There Halilaj met the Italian psychologist Giacomo Poli, who was stationed at the camp to study the effects of war-induced trauma on young people. Poli encouraged him to draw pictures of the atrocities he had witnessed and peaceable scenes from the natural world that brought him comfort. The resulting images were acknowledged by everyone who saw them to be prodigious and Halilaj’s path toward an art career was set.

After returning to Runik for a while, he went to art school in Italy, then settled in Berlin. Since then he has periodically revisited Kosovo, the homeland he still cherishes, and the history and memory of which has been the source of much of his work thus far.

For his breakthrough appearance in the 2008 Berlin Biennale he built a full-scale version of his parents’ destroyed Runik house. Two years later, he excavated more than 60 tons of earth from family-owned land, trucked it to Switzerland, and filled an Art Basel booth with it.

When, on a trip to the Kosovar capital, Pristina, he discovered that the Natural History Museum he had loved as a child was being repurposed as an ethnological museum, with much of its original collection left to molder in storage, he rescued original taxidermic specimens and incorporated them into his art.

And when, on a trip to Runik in 2010, he learned that his former elementary school was about to be emptied and demolished, he salvaged some of the old desks. He then painstakingly recorded, in sketches and photographs, examples of the graffiti that covered their surfaces, a layered record of the fears, desires, political impulses and pop cultural enthusiasms of generations of Kosovar youth.

Some of these images became the linear steel sculptures that made up the first versions of the ensemble called “Abetare,” which was the name of an illustrated alphabetic primer, written in the Albanian language that he had learned from as a child.

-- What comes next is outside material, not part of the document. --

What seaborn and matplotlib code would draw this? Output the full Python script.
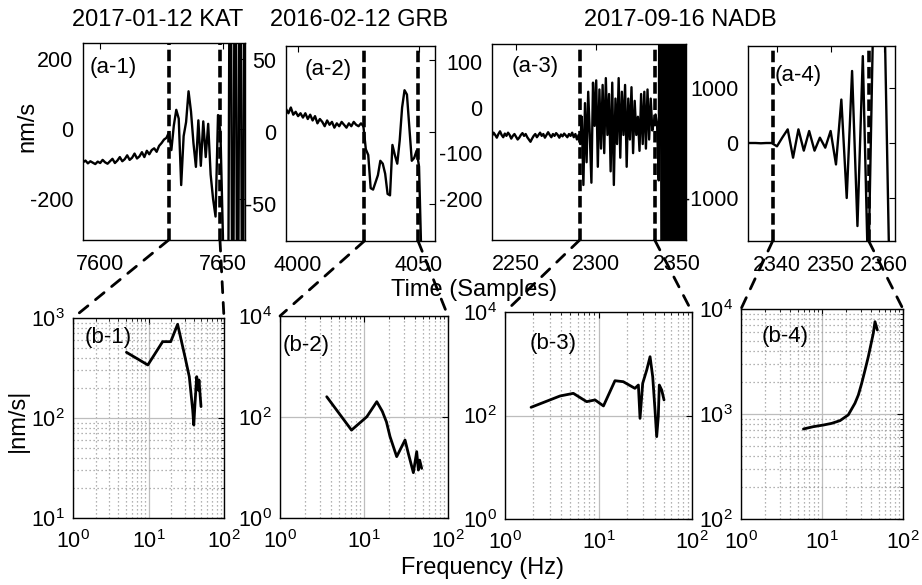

For the Met version of the show, which spreads across the Roof Garden, attached to walls and tucked into corners, he expanded the geographic reach of his material, tracking down and documenting desktop scratchings and doodles from the other Balkan countries — Albania, North Macedonia, Montenegro — that had experienced Serbian aggression after the breakup of the former Yugoslavia. And it’s this expanded image archive that forms the basis of the Met installation, organized by Iria Candela, the museum’s curator of Latin American art.

At the center of the ensemble, sketched in bronze and steel piping, is the tall, skeletal peak-roofed house. Halilaj found the image on a desk in his Runik primary school but it could also stand for his long-gone childhood home, or a refugee camp tent. And he personalizes it with the addition of other, smaller graffiti-derived images, some human, as in a stick figure of a child; some nature-based (a star, a snake); still others, including a couple of sculptural scribbles, inscrutable.

Rising — looming — behind the house is a second large sculpture. I took it at first to be a spindle-rayed sun; in fact, it’s the form of a mammoth spider, based on a doodle Halilaj archived at a school in North Macedonia. With its smiling/smirking face, it’s expressively hard to read, good-humored or malevolent depending on what you’re prepared to see. And for Halilaj it evoked an ambivalent-feeling art-world icon: the colossal late arachnid sculptures by Louise Bourgeois — each looking predatory and protective, all complicatedly titled “Maman” — “Mother.”

As with Bourgeois, childhood innocence and adult experience are closely bound in Halilaj’s art. And in “Abetare,” the spirit of an in-between state, adolescence, prevails. In an installation that has the hide-and-seek tease of a treasure hunt you find crude erotic cartoons and a NATO logo, pop song quotes and military acronyms; an image of the dove of peace and one of Batman — in short, a lexicon of heavy-light cultural references familiar to most kids who entered their teens where and when Halilaj did.

It was a fearful time, as ours is. The Yugoslav wars of the 1990s are often considered to have added up, collectively, to the deadliest conflict in Europe between World War II and the present Russian war on Ukraine. To a refugee child in the Balkans during that violent decade the ability to invent an alternative world meant everything.

And that’s what art seems to have done for Halilaj. It gave him a controllable frame through which to view the wide world with its confounding terrors and beauties, and a high-up, open-sky imaginative space that was far from trouble-proof, but where it was safe to dream and play.